I was adopted in November 1966 and was the first grandchild on my mother's side of the family.  The Lord blessed my poor mother by letting my Nana Pat live directly across the street so when I was up crying night after night, Nana Pat was there to help my mother.  My Uncle Herman was off in Vietnam fighting the war so Nana had time to spend with me.  
  I have to admit it probably took 2 sets of parents to raise me.  I think I was quiet a handful.  But as the years went on even when they had their own child, my cousin Krisie, (who is just like a sister to me) I always knew I could depend on Nana and Herman.  My Nana was known around town as the Girl Scout Lady but rest assured Herman was the Girl Scout Man.  
He always backed Pat up on what ever she was under taking - if it was baking 25 coconut cakes to give out at Christmas or feed the entire family every Sunday what seemed like a Thanksgiving meal, he was right there helping out. But he was never a proud or boastful man, never one to want to receive any credit for anything he did.  He did the things he did because he wanted to and certainly not for any recognition. 
He had a job that required him to travel often but he always made sure he talked to my Nana at least twice a day.  When I think of an example of a loving and faithful husband I always think of Uncle Herman.  I hope that one day my children and others will think that way of my marriage although we are somewhat more vocal in our disagreements than either of them were.  

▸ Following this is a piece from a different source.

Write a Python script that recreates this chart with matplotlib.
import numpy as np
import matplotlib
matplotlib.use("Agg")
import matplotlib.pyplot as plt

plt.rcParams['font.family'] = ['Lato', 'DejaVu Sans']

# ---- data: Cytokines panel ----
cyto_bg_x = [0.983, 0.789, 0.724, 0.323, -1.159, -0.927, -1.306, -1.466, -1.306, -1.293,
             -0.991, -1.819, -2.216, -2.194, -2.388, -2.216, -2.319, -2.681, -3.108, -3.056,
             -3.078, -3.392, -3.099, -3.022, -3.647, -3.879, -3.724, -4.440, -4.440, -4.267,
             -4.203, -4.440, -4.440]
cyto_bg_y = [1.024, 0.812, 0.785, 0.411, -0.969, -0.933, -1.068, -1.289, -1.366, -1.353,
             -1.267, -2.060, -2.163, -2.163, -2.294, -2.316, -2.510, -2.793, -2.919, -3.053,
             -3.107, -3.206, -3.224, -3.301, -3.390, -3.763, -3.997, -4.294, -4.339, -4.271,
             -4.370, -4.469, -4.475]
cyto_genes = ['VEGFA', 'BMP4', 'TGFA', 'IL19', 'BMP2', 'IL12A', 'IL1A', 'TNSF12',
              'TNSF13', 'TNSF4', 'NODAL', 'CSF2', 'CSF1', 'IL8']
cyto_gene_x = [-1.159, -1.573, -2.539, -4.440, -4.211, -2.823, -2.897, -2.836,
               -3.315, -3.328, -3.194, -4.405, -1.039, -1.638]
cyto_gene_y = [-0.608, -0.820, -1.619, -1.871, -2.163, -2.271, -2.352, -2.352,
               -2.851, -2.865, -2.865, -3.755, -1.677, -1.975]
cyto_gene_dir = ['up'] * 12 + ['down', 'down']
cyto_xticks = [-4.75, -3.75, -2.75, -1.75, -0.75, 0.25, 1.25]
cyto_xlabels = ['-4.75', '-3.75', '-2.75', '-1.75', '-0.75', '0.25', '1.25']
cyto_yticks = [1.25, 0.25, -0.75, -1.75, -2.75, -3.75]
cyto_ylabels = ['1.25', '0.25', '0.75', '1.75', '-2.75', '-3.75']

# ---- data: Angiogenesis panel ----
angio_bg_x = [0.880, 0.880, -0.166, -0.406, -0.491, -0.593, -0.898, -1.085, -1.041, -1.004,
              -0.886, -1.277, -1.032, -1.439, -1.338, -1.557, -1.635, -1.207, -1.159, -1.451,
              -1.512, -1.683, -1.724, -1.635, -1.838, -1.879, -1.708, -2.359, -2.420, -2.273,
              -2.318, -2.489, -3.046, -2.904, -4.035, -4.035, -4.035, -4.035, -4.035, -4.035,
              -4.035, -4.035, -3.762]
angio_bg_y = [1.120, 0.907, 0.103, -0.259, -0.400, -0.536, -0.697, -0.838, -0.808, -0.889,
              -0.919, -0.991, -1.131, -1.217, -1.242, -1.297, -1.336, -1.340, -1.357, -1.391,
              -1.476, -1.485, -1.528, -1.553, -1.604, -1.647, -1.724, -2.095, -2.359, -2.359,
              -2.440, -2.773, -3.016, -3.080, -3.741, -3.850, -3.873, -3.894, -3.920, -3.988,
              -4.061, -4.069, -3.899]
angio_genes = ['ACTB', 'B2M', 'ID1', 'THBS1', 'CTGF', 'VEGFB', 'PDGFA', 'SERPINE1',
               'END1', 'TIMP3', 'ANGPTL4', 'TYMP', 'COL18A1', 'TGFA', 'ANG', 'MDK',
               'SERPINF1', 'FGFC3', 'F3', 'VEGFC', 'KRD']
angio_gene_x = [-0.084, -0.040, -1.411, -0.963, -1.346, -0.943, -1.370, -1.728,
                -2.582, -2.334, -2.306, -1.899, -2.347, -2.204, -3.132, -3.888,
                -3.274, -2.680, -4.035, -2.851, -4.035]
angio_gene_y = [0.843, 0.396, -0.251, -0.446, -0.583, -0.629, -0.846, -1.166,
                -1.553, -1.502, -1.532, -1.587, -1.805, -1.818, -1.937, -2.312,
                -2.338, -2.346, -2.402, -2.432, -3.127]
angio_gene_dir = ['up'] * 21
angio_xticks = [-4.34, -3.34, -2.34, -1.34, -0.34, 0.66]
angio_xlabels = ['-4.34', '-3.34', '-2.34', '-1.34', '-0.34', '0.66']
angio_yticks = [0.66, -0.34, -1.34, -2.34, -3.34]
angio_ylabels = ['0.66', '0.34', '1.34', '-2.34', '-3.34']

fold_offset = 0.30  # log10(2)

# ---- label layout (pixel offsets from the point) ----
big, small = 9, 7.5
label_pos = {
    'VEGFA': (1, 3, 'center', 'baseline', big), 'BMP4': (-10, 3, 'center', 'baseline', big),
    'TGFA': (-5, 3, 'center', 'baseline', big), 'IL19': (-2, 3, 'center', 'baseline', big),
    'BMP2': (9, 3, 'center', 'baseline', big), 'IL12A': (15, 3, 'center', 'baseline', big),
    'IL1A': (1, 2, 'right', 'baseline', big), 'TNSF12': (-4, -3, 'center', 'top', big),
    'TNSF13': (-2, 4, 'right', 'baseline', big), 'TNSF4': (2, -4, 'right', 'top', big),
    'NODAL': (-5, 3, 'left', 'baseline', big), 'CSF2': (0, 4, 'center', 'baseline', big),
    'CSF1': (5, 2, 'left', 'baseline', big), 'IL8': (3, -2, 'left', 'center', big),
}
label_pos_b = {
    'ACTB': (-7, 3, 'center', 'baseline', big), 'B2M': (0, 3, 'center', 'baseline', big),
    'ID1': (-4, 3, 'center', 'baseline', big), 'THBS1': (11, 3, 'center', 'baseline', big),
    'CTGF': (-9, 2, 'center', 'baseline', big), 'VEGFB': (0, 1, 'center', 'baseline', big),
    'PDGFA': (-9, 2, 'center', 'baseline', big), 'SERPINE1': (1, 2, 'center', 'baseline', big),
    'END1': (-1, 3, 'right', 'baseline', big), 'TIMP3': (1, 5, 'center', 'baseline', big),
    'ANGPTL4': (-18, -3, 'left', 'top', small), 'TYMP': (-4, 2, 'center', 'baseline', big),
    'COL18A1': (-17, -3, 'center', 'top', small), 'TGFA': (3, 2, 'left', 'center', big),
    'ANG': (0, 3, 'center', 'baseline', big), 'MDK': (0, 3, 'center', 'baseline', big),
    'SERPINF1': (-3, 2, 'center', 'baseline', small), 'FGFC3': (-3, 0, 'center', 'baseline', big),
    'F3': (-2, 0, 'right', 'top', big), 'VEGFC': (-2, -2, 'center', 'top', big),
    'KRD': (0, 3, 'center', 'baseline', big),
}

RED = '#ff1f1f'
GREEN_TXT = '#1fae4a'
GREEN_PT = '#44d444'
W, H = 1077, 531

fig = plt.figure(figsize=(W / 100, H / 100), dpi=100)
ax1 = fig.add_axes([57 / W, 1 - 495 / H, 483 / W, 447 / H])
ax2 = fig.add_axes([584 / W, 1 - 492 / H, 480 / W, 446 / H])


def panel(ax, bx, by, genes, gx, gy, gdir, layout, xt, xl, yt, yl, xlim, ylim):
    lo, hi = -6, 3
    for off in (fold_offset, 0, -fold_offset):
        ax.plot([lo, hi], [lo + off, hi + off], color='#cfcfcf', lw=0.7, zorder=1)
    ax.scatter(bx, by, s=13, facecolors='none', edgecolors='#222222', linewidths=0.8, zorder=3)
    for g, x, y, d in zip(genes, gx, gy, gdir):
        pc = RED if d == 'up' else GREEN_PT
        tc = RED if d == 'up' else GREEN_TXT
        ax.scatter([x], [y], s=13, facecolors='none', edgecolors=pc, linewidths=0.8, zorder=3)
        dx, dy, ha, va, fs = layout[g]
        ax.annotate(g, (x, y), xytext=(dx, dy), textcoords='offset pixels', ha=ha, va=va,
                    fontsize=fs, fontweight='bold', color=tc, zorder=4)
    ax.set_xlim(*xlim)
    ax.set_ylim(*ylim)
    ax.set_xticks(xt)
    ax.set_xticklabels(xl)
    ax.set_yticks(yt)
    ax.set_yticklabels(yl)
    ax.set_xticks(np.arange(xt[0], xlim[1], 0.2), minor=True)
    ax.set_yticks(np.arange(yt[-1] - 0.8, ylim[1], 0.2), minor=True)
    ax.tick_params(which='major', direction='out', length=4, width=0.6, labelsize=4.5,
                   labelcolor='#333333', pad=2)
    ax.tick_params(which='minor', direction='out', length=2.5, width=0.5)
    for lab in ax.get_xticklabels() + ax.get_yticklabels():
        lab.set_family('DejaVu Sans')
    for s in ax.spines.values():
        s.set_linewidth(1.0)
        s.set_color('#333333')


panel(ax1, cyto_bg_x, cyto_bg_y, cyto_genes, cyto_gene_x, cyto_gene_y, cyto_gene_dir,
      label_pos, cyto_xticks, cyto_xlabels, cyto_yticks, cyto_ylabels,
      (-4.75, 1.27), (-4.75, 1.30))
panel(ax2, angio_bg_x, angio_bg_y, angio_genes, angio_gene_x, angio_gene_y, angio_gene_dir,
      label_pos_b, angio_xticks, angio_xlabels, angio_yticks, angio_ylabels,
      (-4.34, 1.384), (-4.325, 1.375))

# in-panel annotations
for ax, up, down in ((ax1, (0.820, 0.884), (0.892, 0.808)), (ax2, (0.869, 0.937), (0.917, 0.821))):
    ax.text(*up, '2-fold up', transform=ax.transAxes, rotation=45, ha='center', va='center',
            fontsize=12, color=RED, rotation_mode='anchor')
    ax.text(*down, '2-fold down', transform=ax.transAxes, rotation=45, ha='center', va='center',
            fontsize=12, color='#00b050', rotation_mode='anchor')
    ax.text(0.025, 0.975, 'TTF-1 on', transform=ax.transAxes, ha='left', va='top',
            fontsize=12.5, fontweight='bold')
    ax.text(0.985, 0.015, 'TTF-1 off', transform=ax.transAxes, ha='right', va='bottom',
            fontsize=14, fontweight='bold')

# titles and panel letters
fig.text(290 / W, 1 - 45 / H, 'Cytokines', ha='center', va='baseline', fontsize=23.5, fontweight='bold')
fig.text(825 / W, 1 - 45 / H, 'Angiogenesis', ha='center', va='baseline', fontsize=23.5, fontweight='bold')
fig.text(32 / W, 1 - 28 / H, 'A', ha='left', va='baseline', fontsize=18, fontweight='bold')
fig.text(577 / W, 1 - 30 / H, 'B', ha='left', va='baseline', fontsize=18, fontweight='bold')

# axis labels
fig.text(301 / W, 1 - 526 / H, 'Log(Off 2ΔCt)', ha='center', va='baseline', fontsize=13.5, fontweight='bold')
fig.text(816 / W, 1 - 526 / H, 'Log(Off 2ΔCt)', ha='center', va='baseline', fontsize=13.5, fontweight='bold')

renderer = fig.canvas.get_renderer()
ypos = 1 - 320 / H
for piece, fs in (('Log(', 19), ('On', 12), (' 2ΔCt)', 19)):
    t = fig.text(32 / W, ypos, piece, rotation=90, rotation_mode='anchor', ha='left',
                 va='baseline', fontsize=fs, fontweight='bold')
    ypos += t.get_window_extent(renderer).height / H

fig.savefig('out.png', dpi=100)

My uncle was the rock or maybe the corner stone of our family.  If I ever needed advice or an opinion on something we should do I always knew I could go to him.  He just played such an important part in my life.  And in so many others.  

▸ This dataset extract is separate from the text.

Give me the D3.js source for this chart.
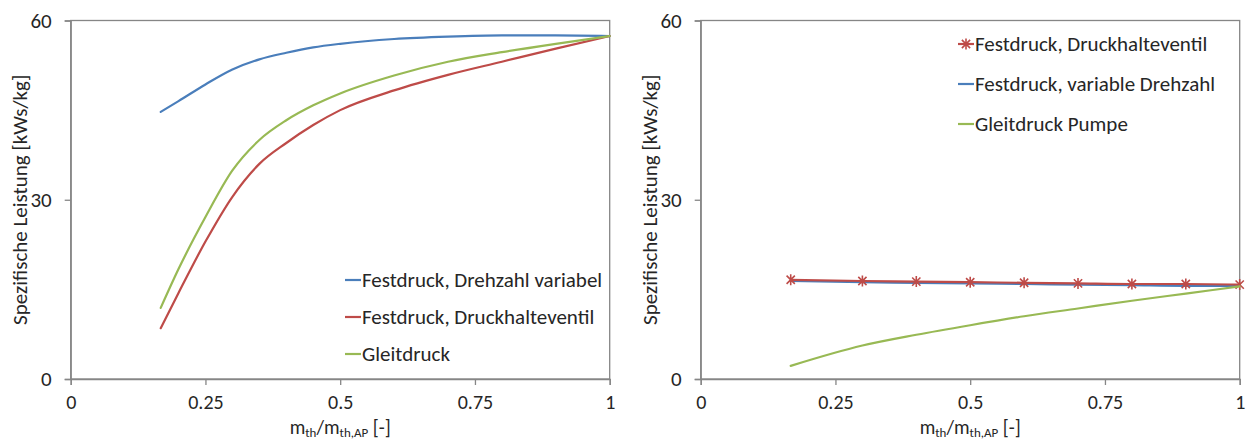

Herman was a very educated man but never did he make anyone that was not as educated feel like less of a person.  He was a faithful member of his church and played so many roles in keeping the church going and on track.  He never tried to push his way on others because "it was his way" but rather he was always open to discussion to see if perhaps there were other ways or changes that needed to be made to his suggestions that would make it better.  
He served his country in Vietnam and received the purple heart.  He was faithful and loyal to his country. 




 He was faithful and loyal to his wife.  He was faithful and loyal to his daughter Krisie, granddaughter Lindsay and grandson Brandon.   He was also faithful and loyal to my sister and me.  We were merely his wife's sister's adopted children but at no time  did he ever make us feel any less a part of the family.  When my precious sister Susan fought her courageous battle with breast cancer I do not know what we would have done without my aunt and uncle.  They helped us in far too many ways for me to ever thank them for.  They were preparing for her to come live her last days in their home.  Although it never came to that,  my nana was right their in Houston holding her hand when she went to her heavenly home.  
I have never once doubted that if I ever needed a place to live or anything else I could ask either of them and it would have been offered to me with no strings attached.  

As I sat in the service today celebrating this remarkable man's life so many different things ran through my head.  He was such a remarkable man who could be serious one minute and then making us laugh so hard the next.  He was someone I could depend on and someone I held in very high respect.   I respected his love for his God that I do not think anyone ever questioned, his love for his family, his commitment to his job and to his church.  
I just could not seem to keep my emotions in check today.  I had witnessed this strong man have to fight a battle with cancer and all of the horrible ways it took a toll on his body. All I could think of was why?  This was so unfair for this wonderful, loving man to have to suffer the way he did.  But my Uncle Herman left this world with all the dignity he had earned.  I never once heard him ask God "Why me?", although I have ask that question and I still am asking that question but rather he wanted to continue with experimental treatment as long as he could on the off chance that something could be learned that would help other people.  
I do rejoice in the fact that when he left this earth for the Heavenly Home our God has waiting for us that he was greeted by all of our loved ones that have gone before us.   And although right now it is hard for me to think about him no longer being in this world with us sitting at the head of the table for Sunday dinner chomping on those hot peppers, not here on Christmas to read the Christmas Story to us as he always has but rather he is rejoicing with our Lord and Savior Jesus Christ and I know when my time comes to join my Heavenly Father this special, special uncle of mine will be there to greet me with open arms into my heavenly family just like he welcomed me with open arms when I was a 4 month old orphan and  I became a member of his family.  Wow, what a lucky girl I am.